British history is stained with blood and littered with the corpses of societies and cultures they extinguished.
The fact is that humans (not just the British by any stretch) have tended to move around since the dawn of history, and as a species, we're pretty volatile, we tend to try to take over and make areas our own. I would think this instinct has been necessary for survival in the past.
Nothing stays the same forever. I was reading somewhere that they suspect that about 96% of creatures that have ever lived on this earth are now extinct.
We know that some languages are now extinct and different cultures have come, had their time in the sun, and gone.
We can't change it and the people directly affected by it all are no longer alive. The British Empire's glory days are no more, either, for that matter.
I will say this though. Don't assume that all the British influence was bad, the natives would have done things better.
A while back I was listening to a woman speak at a seminar. She was a migrant from Sudan, I think it was. She was saying that, because of civil wars there that had raged over generations, over 80% of the people there were displaced persons, their culture had been decimated with most young people having none of the traditional discipline from parents and grandparents, and the only solid buildings still left standing were those the British had built a century or so earlier. There were now no people from that country with the skills or education to be able to so much as build a road, the only ones who could help were those who had fled to refugee camps outside the country. They at least had had some education.

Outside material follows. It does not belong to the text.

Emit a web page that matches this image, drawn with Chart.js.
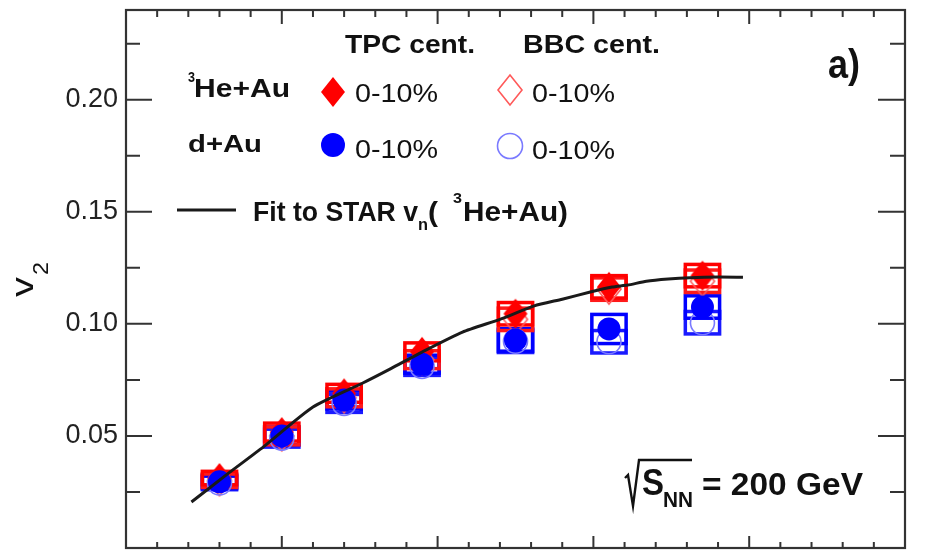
<!DOCTYPE html>
<html><head><meta charset="utf-8">
<script src="https://cdn.jsdelivr.net/npm/chart.js@4.4.1/dist/chart.umd.min.js"></script>
<style>html,body{margin:0;padding:0;background:#fff;}canvas{display:block;}</style>
</head><body>
<canvas id="c" width="927" height="551"></canvas>
<script>
const FAMILY = '"Liberation Sans", Arial, Helvetica, sans-serif';

// ---- data ----
const xBins   = [0.30, 0.50, 0.70, 0.95, 1.25, 1.55, 1.85];
const heTPC   = [0.0312, 0.0517, 0.0690, 0.0875, 0.1045, 0.1165, 0.1215];
const heBBC   = [0.0300, 0.0500, 0.0670, 0.0840, 0.1020, 0.1155, 0.1190];
const dauTPC  = [0.0295, 0.0500, 0.0660, 0.0820, 0.0928, 0.0977, 0.1075];
const dauBBC  = [0.0290, 0.0490, 0.0645, 0.0810, 0.0922, 0.0920, 0.1005];
const heTPCsys  = [0.003, 0.004, 0.004, 0.004, 0.005, 0.005, 0.005];
const heBBCsys  = [0.003, 0.004, 0.004, 0.004, 0.005, 0.005, 0.005];
const dauTPCsys = [0.003, 0.004, 0.004, 0.004, 0.005, 0.0065, 0.005];
const dauBBCsys = [0.003, 0.004, 0.004, 0.004, 0.005, 0.005, 0.005];
const sysHalfWidth = 0.055;
const fitX = [0.21, 0.33, 0.44, 0.60, 0.76, 0.85, 0.95, 1.08, 1.20, 1.31, 1.40, 1.49, 1.56, 1.61, 1.67, 1.74, 1.81, 1.90, 1.98];
const fitY = [0.0205, 0.0335, 0.0450, 0.0629, 0.0736, 0.0800, 0.0874, 0.0963, 0.1020, 0.1080, 0.1110, 0.1142, 0.1164, 0.1173, 0.1190, 0.1200, 0.1206, 0.1209, 0.1208];
const yTickValues = [0.05, 0.10, 0.15, 0.20];
const yTickLabels = ['0.05', '0.10', '0.15', '0.20'];
const yMinorTicks = [0.025, 0.075, 0.125, 0.175, 0.225];
const xMajorTicks = [0.5, 1.0, 1.5, 2.0];
const xMinorTicks = [0.1,0.2,0.3,0.4,0.6,0.7,0.8,0.9,1.1,1.2,1.3,1.4,1.6,1.7,1.8,1.9,2.1,2.2,2.3,2.4];

function pts(xs, ys){ return xs.map((x,i)=>({x:x, y:ys[i]})); }

function diamond(w, h, fill, stroke, lw){
  const c = document.createElement('canvas');
  c.width = w + 4; c.height = h + 4;
  const g = c.getContext('2d');
  g.beginPath();
  g.moveTo(c.width/2, 2); g.lineTo(c.width-2, c.height/2);
  g.lineTo(c.width/2, c.height-2); g.lineTo(2, c.height/2); g.closePath();
  if (fill){ g.fillStyle = fill; g.fill(); }
  if (stroke){ g.strokeStyle = stroke; g.lineWidth = lw; g.stroke(); }
  return c;
}
const dFill = diamond(24, 30, '#ff0000', null, 0);
const dOpen = diamond(24, 30, null, '#ff5a5a', 1.6);

function txt(ctx, s, left, base, size, bold, w){
  ctx.save();
  ctx.font = (bold ? 'bold ' : '') + size + 'px ' + FAMILY;
  ctx.textAlign = 'left'; ctx.textBaseline = 'alphabetic';
  const m = ctx.measureText(s).width;
  const sx = w ? w / m : 1;
  ctx.translate(left, base); ctx.scale(sx, 1);
  ctx.fillStyle = '#111';
  ctx.fillText(s, 0, 0);
  ctx.restore();
}

const boxPlugin = {
  id: 'sysboxes',
  beforeDatasetsDraw(chart){
    const ctx = chart.ctx, xs = chart.scales.x, ys = chart.scales.y;
    const sets = [[dauBBC, dauBBCsys, '#1a1aff'], [dauTPC, dauTPCsys, '#0000ff'],
                  [heBBC, heBBCsys, '#ff1a1a'], [heTPC, heTPCsys, '#ff0000']];
    ctx.save();
    ctx.lineWidth = 3.5;
    sets.forEach(([vals, sys, col]) => {
      ctx.strokeStyle = col;
      vals.forEach((v, i) => {
        const x0 = xs.getPixelForValue(xBins[i] - sysHalfWidth);
        const x1 = xs.getPixelForValue(xBins[i] + sysHalfWidth);
        const y0 = ys.getPixelForValue(v + sys[i]);
        const y1 = ys.getPixelForValue(v - sys[i]);
        ctx.strokeRect(x0, y0, x1 - x0, y1 - y0);
      });
    });
    ctx.restore();
  }
};

const framePlugin = {
  id: 'frame',
  afterDraw(chart){
    const ctx = chart.ctx, a = chart.chartArea, xs = chart.scales.x, ys = chart.scales.y;
    ctx.save();
    ctx.strokeStyle = '#333'; ctx.lineWidth = 2;
    ctx.beginPath();
    yTickValues.forEach(v => { const y = ys.getPixelForValue(v);
      ctx.moveTo(a.left, y); ctx.lineTo(a.left + 26, y);
      ctx.moveTo(a.right, y); ctx.lineTo(a.right - 27, y); });
    yMinorTicks.forEach(v => { const y = ys.getPixelForValue(v);
      ctx.moveTo(a.left, y); ctx.lineTo(a.left + 14, y);
      ctx.moveTo(a.right, y); ctx.lineTo(a.right - 15, y); });
    xMajorTicks.forEach(v => { const x = xs.getPixelForValue(v);
      ctx.moveTo(x, a.bottom); ctx.lineTo(x, a.bottom - 12);
      ctx.moveTo(x, a.top); ctx.lineTo(x, a.top + 14); });
    xMinorTicks.forEach(v => { const x = xs.getPixelForValue(v);
      ctx.moveTo(x, a.bottom); ctx.lineTo(x, a.bottom - 6);
      ctx.moveTo(x, a.top); ctx.lineTo(x, a.top + 7); });
    ctx.stroke();
    ctx.lineWidth = 2.2;
    ctx.strokeRect(a.left, a.top, a.right - a.left, a.bottom - a.top);

    // y-axis title v_2
    ctx.save();
    ctx.translate(33, 297); ctx.rotate(-Math.PI/2);
    txt(ctx, 'v', 0, 0, 32, false, 20);
    txt(ctx, '2', 22, 15, 22, false, 13);
    ctx.restore();

    // legend headers
    txt(ctx, 'TPC cent.', 345, 53, 25, true, 130);
    txt(ctx, 'BBC cent.', 523, 53, 25, true, 137);
    txt(ctx, '3', 188, 82, 15, true, 7);
    txt(ctx, 'He+Au', 194, 97, 26, true, 96);
    txt(ctx, 'd+Au', 188, 152, 24, true, 74);
    txt(ctx, '0-10%', 355, 102, 26, false, 83);
    txt(ctx, '0-10%', 355, 158, 26, false, 83);
    txt(ctx, '0-10%', 532, 102, 26, false, 83);
    txt(ctx, '0-10%', 532, 159, 26, false, 83);
    // legend markers
    ctx.drawImage(dFill, 333 - dFill.width/2, 92 - dFill.height/2);
    ctx.drawImage(dOpen, 510 - dOpen.width/2, 90 - dOpen.height/2);
    ctx.fillStyle = '#0000ff';
    ctx.beginPath(); ctx.arc(333, 145, 12, 0, Math.PI*2); ctx.fill();
    ctx.strokeStyle = '#7a7aff'; ctx.lineWidth = 1.6;
    ctx.beginPath(); ctx.arc(510, 146, 12.5, 0, Math.PI*2); ctx.stroke();
    // fit legend
    ctx.strokeStyle = '#1a1a1a'; ctx.lineWidth = 3;
    ctx.beginPath(); ctx.moveTo(177, 210); ctx.lineTo(236, 210); ctx.stroke();
    txt(ctx, 'Fit to STAR v', 253, 221, 27, true, 165);
    txt(ctx, 'n', 418, 230, 17, true, 10);
    txt(ctx, '(', 428, 221, 27, true, 10);
    txt(ctx, '3', 453, 203, 15, true, 9);
    txt(ctx, 'He+Au)', 463, 221, 27, true, 105);
    // panel label
    txt(ctx, 'a)', 828, 78, 40, true, 32);
    // sqrt(s_NN) = 200 GeV
    ctx.strokeStyle = '#111'; ctx.lineWidth = 2.4;
    ctx.beginPath();
    ctx.moveTo(625, 478); ctx.lineTo(628, 475); ctx.lineTo(633, 506);
    ctx.lineTo(639, 460); ctx.lineTo(692, 460);
    ctx.stroke();
    txt(ctx, 'S', 642, 495, 36, true, 22);
    txt(ctx, 'NN', 663, 507, 22, true, 30);
    txt(ctx, '= 200 GeV', 702, 495, 32, true, 161);
    ctx.restore();
  }
};

function noPad(s){ s.paddingTop = 0; s.paddingBottom = 0; s.paddingLeft = 0; s.paddingRight = 0; }

new Chart(document.getElementById('c'), {
  type: 'scatter',
  data: { datasets: [
    { label: 'Fit to STAR vn(3He+Au)', data: pts(fitX, fitY), showLine: true, tension: 0.2,
      borderColor: '#1a1a1a', borderWidth: 3, pointRadius: 0, order: 0 },
    { label: 'd+Au TPC 0-10%', data: pts(xBins, dauTPC), pointStyle: 'circle', pointRadius: 11.5,
      backgroundColor: '#0000ff', borderColor: '#0000ff', borderWidth: 0, order: 1 },
    { label: '3He+Au TPC 0-10%', data: pts(xBins, heTPC), pointStyle: dFill, order: 2 },
    { label: 'd+Au BBC 0-10%', data: pts(xBins, dauBBC), pointStyle: 'circle', pointRadius: 12,
      backgroundColor: 'rgba(0,0,0,0)', borderColor: '#7a7aff', borderWidth: 1.6, order: 3 },
    { label: '3He+Au BBC 0-10%', data: pts(xBins, heBBC), pointStyle: dOpen, order: 4 }
  ]},
  options: {
    responsive: false, animation: false, devicePixelRatio: 1, events: [],
    layout: { autoPadding: false, padding: { top: 10, right: 22, left: 0, bottom: 0 } },
    plugins: { legend: { display: false }, tooltip: { enabled: false } },
    scales: {
      x: { type: 'linear', min: 0, max: 2.5,
           ticks: { display: false }, grid: { display: false, drawTicks: false },
           border: { display: false }, afterFit: s => { s.height = 3; noPad(s); } },
      y: { type: 'linear', min: 0, max: 0.24,
           afterBuildTicks: s => { s.ticks = yTickValues.map(v => ({ value: v })); },
           ticks: { autoSkip: false, padding: 8, color: '#222',
                    font: { family: FAMILY, size: 27 },
                    callback: (v) => { const i = yTickValues.findIndex(t => Math.abs(t - v) < 1e-9); return i >= 0 ? yTickLabels[i] : ''; } },
           grid: { display: false, drawTicks: false, tickLength: 0 },
           border: { display: false }, afterFit: s => { s.width = 126; noPad(s); } }
    }
  },
  plugins: [boxPlugin, framePlugin]
});
</script>
</body></html>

They did all that damage to themselves, after independence.
And the present day aborigines. Their ancestors were mistreated, they were decimated by contact with illnesses such as the common cold and flu, but that would have happened eventually, no matter if the newcomers had been British or otherwise. Or did you imagine Australia could remain undisturbed forever?
But the present day aboriginal people-they need to get on in the 21st century, it is a simple as that.
And you have to ask yourself-are their communities helping them towards that, or are they like the Sudanese, scoring an own goal?